Information shown:
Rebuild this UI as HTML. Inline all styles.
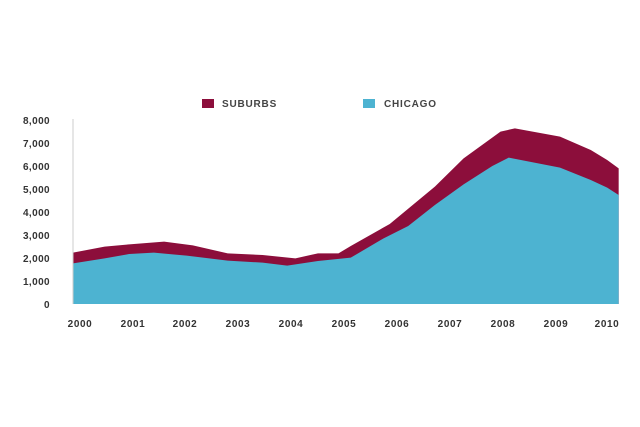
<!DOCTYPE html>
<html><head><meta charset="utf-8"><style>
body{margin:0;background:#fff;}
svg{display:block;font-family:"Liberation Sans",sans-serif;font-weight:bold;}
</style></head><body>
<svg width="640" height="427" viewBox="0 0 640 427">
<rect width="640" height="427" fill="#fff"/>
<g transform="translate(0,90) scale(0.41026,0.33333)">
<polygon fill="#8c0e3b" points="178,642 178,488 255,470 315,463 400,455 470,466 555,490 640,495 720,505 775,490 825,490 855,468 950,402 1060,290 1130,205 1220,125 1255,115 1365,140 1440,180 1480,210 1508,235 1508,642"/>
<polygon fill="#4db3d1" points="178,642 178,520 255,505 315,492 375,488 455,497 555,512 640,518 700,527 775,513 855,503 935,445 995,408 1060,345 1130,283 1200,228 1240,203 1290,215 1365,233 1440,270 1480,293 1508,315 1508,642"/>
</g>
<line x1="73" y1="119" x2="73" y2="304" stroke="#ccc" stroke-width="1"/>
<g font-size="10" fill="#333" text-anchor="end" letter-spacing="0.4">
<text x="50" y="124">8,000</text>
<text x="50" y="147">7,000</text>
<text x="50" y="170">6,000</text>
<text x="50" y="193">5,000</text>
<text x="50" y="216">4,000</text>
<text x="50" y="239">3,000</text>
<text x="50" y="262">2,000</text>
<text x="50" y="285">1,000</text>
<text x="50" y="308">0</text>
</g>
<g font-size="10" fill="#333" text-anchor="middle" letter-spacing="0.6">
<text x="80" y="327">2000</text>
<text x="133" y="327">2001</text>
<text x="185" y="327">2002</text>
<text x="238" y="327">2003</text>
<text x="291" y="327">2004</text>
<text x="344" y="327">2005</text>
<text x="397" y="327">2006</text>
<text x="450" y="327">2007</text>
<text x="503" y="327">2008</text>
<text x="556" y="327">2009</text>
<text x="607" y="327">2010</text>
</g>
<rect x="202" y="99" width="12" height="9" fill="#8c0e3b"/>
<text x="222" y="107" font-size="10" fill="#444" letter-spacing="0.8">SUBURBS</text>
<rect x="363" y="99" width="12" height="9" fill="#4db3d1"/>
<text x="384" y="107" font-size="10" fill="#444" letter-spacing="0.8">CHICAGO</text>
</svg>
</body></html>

* * *

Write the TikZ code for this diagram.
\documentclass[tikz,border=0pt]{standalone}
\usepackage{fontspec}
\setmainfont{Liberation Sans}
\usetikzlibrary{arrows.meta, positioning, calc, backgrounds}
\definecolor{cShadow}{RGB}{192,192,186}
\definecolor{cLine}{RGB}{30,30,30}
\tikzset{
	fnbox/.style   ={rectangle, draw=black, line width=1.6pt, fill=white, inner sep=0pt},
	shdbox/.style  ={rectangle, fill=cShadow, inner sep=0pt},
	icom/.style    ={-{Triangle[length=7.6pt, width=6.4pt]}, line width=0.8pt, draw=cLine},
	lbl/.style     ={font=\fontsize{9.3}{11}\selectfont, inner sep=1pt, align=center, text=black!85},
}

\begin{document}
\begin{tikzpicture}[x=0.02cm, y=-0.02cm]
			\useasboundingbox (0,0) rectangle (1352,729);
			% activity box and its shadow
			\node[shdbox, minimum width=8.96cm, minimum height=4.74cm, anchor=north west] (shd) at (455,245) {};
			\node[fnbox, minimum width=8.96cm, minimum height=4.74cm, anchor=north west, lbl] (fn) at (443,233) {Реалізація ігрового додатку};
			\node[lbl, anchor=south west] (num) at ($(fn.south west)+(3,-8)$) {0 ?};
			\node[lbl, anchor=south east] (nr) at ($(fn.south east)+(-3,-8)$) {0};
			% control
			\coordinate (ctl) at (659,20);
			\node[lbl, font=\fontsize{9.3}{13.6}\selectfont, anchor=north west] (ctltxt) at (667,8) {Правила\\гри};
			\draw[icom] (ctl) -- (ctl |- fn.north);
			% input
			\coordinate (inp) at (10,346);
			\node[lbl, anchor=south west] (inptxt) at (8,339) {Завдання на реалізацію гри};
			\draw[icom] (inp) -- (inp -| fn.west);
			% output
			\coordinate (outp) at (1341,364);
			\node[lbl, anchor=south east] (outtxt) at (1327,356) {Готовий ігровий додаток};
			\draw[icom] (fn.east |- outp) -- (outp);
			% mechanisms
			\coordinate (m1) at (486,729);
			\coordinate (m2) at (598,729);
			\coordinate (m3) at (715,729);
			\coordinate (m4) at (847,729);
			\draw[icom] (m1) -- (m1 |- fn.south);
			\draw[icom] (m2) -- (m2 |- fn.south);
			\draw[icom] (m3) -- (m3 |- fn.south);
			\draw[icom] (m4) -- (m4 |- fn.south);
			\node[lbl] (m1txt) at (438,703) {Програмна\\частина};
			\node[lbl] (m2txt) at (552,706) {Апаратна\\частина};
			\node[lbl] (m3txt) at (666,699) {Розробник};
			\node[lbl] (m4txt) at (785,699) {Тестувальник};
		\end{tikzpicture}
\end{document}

Task directions: Using the listing, copy every line where the word "this" shows up.

Answer below:
Rebuild this UI as HTML. Inline all styles.
Write the TikZ code for this diagram.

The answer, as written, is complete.